Bose-Einstein Condensation of Magnons Pumped by the Bulk Spin Seebeck Effect
Yaroslav Tserkovnyak, Scott A. Bender, Rembert A. Duine, Benedetta, Flebus

TL;DR
This paper demonstrates that a heat flow can induce Bose-Einstein condensation of magnons in a magnetic insulator, with a detailed analysis of the physical conditions and thresholds involved.
Contribution
It introduces a novel method to achieve magnon BEC via thermal gradients and provides quantitative estimates for the required conditions in yttrium iron garnet.
Findings
Magnon BEC can be induced by a boundary heat flux in magnetic insulators.
The threshold bias for condensation depends on overcoming damping and radiative losses.

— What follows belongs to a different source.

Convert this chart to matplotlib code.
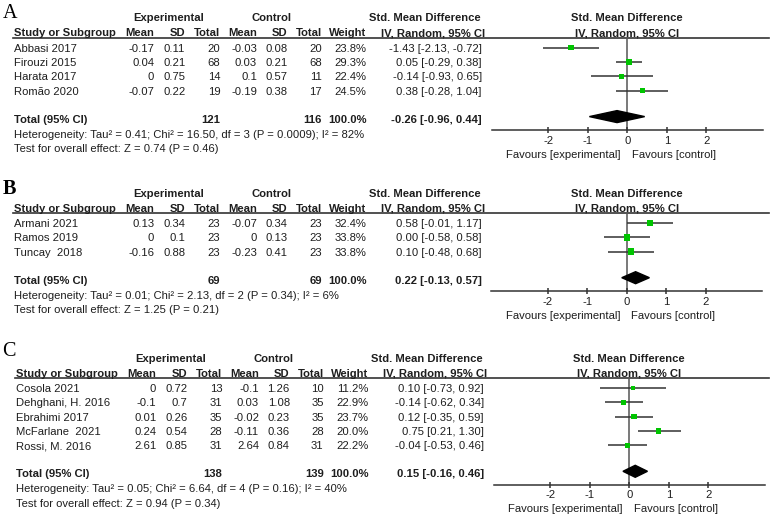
import numpy as np
import matplotlib
matplotlib.use("Agg")
import matplotlib.pyplot as plt
from matplotlib.patches import Polygon

plt.rcParams['font.family'] = ['Liberation Sans', 'DejaVu Sans']
plt.rcParams['font.size'] = 8.1
plt.rcParams['axes.unicode_minus'] = False

# ----------------------------
# Panel A data
# ----------------------------
studies_a = ["Abbasi 2017", "Firouzi 2015", "Harata 2017", "Romão 2020"]
exp_mean_a = [-0.17, 0.04, 0, -0.07]
exp_sd_a = [0.11, 0.21, 0.75, 0.22]
exp_n_a = [20, 68, 14, 19]
ctl_mean_a = [-0.03, 0.03, 0.1, -0.19]
ctl_sd_a = [0.08, 0.21, 0.57, 0.38]
ctl_n_a = [20, 68, 11, 17]
weight_a = [23.8, 29.3, 22.4, 24.5]
smd_a = [-1.43, 0.05, -0.14, 0.38]
lo_a = [-2.13, -0.29, -0.93, -0.28]
hi_a = [-0.72, 0.38, 0.65, 1.04]
total_a = [121, 116, -0.26, -0.96, 0.44]
het_a = "Heterogeneity: Tau² = 0.41; Chi² = 16.50, df = 3 (P = 0.0009); I² = 82%"
test_a = "Test for overall effect: Z = 0.74 (P = 0.46)"

# ----------------------------
# Panel B data
# ----------------------------
studies_b = ["Armani 2021", "Ramos 2019", "Tuncay  2018"]
exp_mean_b = [0.13, 0, -0.16]
exp_sd_b = [0.34, 0.1, 0.88]
exp_n_b = [23, 23, 23]
ctl_mean_b = [-0.07, 0, -0.23]
ctl_sd_b = [0.34, 0.13, 0.41]
ctl_n_b = [23, 23, 23]
weight_b = [32.4, 33.8, 33.8]
smd_b = [0.58, 0.00, 0.10]
lo_b = [-0.01, -0.58, -0.48]
hi_b = [1.17, 0.58, 0.68]
total_b = [69, 69, 0.22, -0.13, 0.57]
het_b = "Heterogeneity: Tau² = 0.01; Chi² = 2.13, df = 2 (P = 0.34); I² = 6%"
test_b = "Test for overall effect: Z = 1.25 (P = 0.21)"

# ----------------------------
# Panel C data
# ----------------------------
studies_c = ["Cosola 2021", "Dehghani, H. 2016", "Ebrahimi 2017", "McFarlane  2021", "Rossi, M. 2016"]
exp_mean_c = [0, -0.1, 0.01, 0.24, 2.61]
exp_sd_c = [0.72, 0.7, 0.26, 0.54, 0.85]
exp_n_c = [13, 31, 35, 28, 31]
ctl_mean_c = [-0.1, 0.03, -0.02, -0.11, 2.64]
ctl_sd_c = [1.26, 1.08, 0.23, 0.36, 0.84]
ctl_n_c = [10, 35, 35, 28, 31]
weight_c = [11.2, 22.9, 23.7, 20.0, 22.2]
smd_c = [0.10, -0.14, 0.12, 0.75, -0.04]
lo_c = [-0.73, -0.62, -0.35, 0.21, -0.53]
hi_c = [0.92, 0.34, 0.59, 1.30, 0.46]
total_c = [138, 139, 0.15, -0.16, 0.46]
het_c = "Heterogeneity: Tau² = 0.05; Chi² = 6.64, df = 4 (P = 0.16); I² = 40%"
test_c = "Test for overall effect: Z = 0.94 (P = 0.34)"

tick_vals = [-2, -1, 0, 1, 2]
tick_labels = ["-2", "-1", "0", "1", "2"]

# ----------------------------
# Layout (pixels)
# ----------------------------
W, H = 777, 518
TXT = '#1e1e1e'
GREEN = '#00c400'
LINE = '#333333'
UNIT = 39.5      # px per SMD unit
XMAX = 3.43
ROW = 14.3
BASE = 4.0       # text center -> baseline offset
cols = [154.3, 185.3, 220.3, 257.0, 287.8, 321.7, 366.7]
smd_col = 481.7

fig = plt.figure(figsize=(W / 100, H / 100), dpi=100)
tab = fig.add_axes([0, 0, 1, 1])
tab.set_xlim(0, W)
tab.set_ylim(H, 0)
tab.axis('off')


def fmt(v):
    return f"{v:g}"


def put(ax, x, y, s, ha='left', bold=False):
    ax.text(x, y + BASE, s, ha=ha, va='baseline', color=TXT,
            fontweight='bold' if bold else 'normal')


def draw_panel(label, top, dx, zero_x, label_y, bold_label,
               studies, em, esd, en, cm, csd, cn, w, est, lo, hi, tot, het, test):
    # panel letter
    tab.text(2.5, top + label_y, label, family='Liberation Serif', fontsize=14.5,
             fontweight='bold' if bold_label else 'normal', va='baseline', ha='left', color='black')

    # headers
    h1 = top + 17.3
    h2 = top + 32.3
    line_y = top + 37.5
    put(tab, 169 + dx, h1, "Experimental", 'center', True)
    put(tab, 271 + dx, h1, "Control", 'center', True)
    put(tab, 425 + dx, h1, "Std. Mean Difference", 'center', True)
    put(tab, 433 + dx, h2, "IV, Random, 95% CI", 'center', True)
    put(tab, 13.5 + dx, h2, "Study or Subgroup", 'left', True)
    for x, name in zip(cols, ["Mean", "SD", "Total", "Mean", "SD", "Total", "Weight"]):
        put(tab, x + dx, h2, name, 'right', True)
    tab.plot([13 + dx, 769], [line_y, line_y], color=LINE, lw=1.2)

    # study rows
    ys = [top + 47.7 + i * ROW for i in range(len(studies))]
    for i, y in enumerate(ys):
        put(tab, 13.5 + dx, y, studies[i])
        vals = [fmt(em[i]), fmt(esd[i]), str(en[i]), fmt(cm[i]), fmt(csd[i]), str(cn[i]),
                f"{w[i]:.1f}%"]
        for x, v in zip(cols, vals):
            put(tab, x + dx, y, v, 'right')
        put(tab, smd_col + dx, y, f"{est[i]:.2f} [{lo[i]:.2f}, {hi[i]:.2f}]", 'right')

    # total row
    ty = ys[-1] + 28
    put(tab, 13.5 + dx, ty, "Total (95% CI)", 'left', True)
    put(tab, cols[2] + dx, ty, str(tot[0]), 'right', True)
    put(tab, cols[5] + dx, ty, str(tot[1]), 'right', True)
    put(tab, cols[6] + dx, ty, "100.0%", 'right', True)
    put(tab, smd_col + dx, ty, f"{tot[2]:.2f} [{tot[3]:.2f}, {tot[4]:.2f}]", 'right', True)
    put(tab, 13.5 + dx, ty + 15, het)
    put(tab, 13.5 + dx, ty + 29.4, test)

    # forest axes
    axis_y = ty + 11.5
    left = zero_x - XMAX * UNIT
    ax = fig.add_axes([left / W, 1 - axis_y / H, 2 * XMAX * UNIT / W, (axis_y - line_y) / H])
    ax.set_xlim(-XMAX, XMAX)
    ax.set_ylim(axis_y, line_y)
    ax.patch.set_alpha(0)
    for s in ['top', 'left', 'right']:
        ax.spines[s].set_visible(False)
    ax.spines['bottom'].set_color(LINE)
    ax.spines['bottom'].set_linewidth(1.1)
    ax.set_yticks([])
    ax.set_xticks(tick_vals)
    ax.set_xticklabels(tick_labels)
    ax.tick_params(axis='x', direction='inout', length=5, width=1.1, color=LINE,
                   pad=1.5, labelsize=8.1, labelcolor=TXT)
    ax.axvline(0, color='#555555', lw=1.1, zorder=1)

    ax.hlines(ys, lo, hi, color=LINE, lw=1.1, zorder=2)
    sizes = [(1.12 * np.sqrt(v) * 0.72) ** 2 for v in w]
    ax.scatter(est, ys, s=sizes, marker='s', color=GREEN, edgecolors='none', zorder=3)

    dc = ty - 2
    dia = Polygon([[tot[3], dc], [tot[2], dc - 6], [tot[4], dc], [tot[2], dc + 6]],
                  closed=True, color='black', zorder=4)
    ax.add_patch(dia)

    put(ax, 0, h1, "Std. Mean Difference", 'center', True)
    put(ax, 0, h2, "IV, Random, 95% CI", 'center', True)
    put(ax, -6.6 / UNIT, axis_y + 23.5, "Favours [experimental]", 'right')
    put(ax, 4.4 / UNIT, axis_y + 23.5, "Favours [control]", 'left')


draw_panel("A", 0, 0, 627.3, 18.5, False,
           studies_a, exp_mean_a, exp_sd_a, exp_n_a, ctl_mean_a, ctl_sd_a, ctl_n_a,
           weight_a, smd_a, lo_a, hi_a, total_a, het_a, test_a)
draw_panel("B", 175.4, 0, 626.9, 19, True,
           studies_b, exp_mean_b, exp_sd_b, exp_n_b, ctl_mean_b, ctl_sd_b, ctl_n_b,
           weight_b, smd_b, lo_b, hi_b, total_b, het_b, test_b)
draw_panel("C", 340.4, 2, 629.3, 16, False,
           studies_c, exp_mean_c, exp_sd_c, exp_n_c, ctl_mean_c, ctl_sd_c, ctl_n_c,
           weight_c, smd_c, lo_c, hi_c, total_c, het_c, test_c)

fig.savefig("out.png", dpi=100)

Different regimes of condensation are identified and contrasted with bulk instabilities.
Abstract
We propose inducing Bose-Einstein condensation of magnons in a magnetic insulator by a heat flow oriented toward its boundary. At a critical heat flux, the oversaturated thermal gas of magnons accumulated at the boundary precipitates the condensate, which then grows gradually as the thermal bias is dialed up further. The thermal magnons thus pumped by the magnonic bulk (spin) Seebeck effect must generally overcome both the local Gilbert damping associated with the coherent magnetic dynamics as well as the radiative spin-wave losses toward the magnetic bulk, in order to achieve the threshold of condensation. We quantitatively estimate the requisite bias in the case of the ferrimagnetic yttrium iron garnet, discuss different physical regimes of condensation, and contrast it with the competing (so-called Doppler-shift) bulk instability.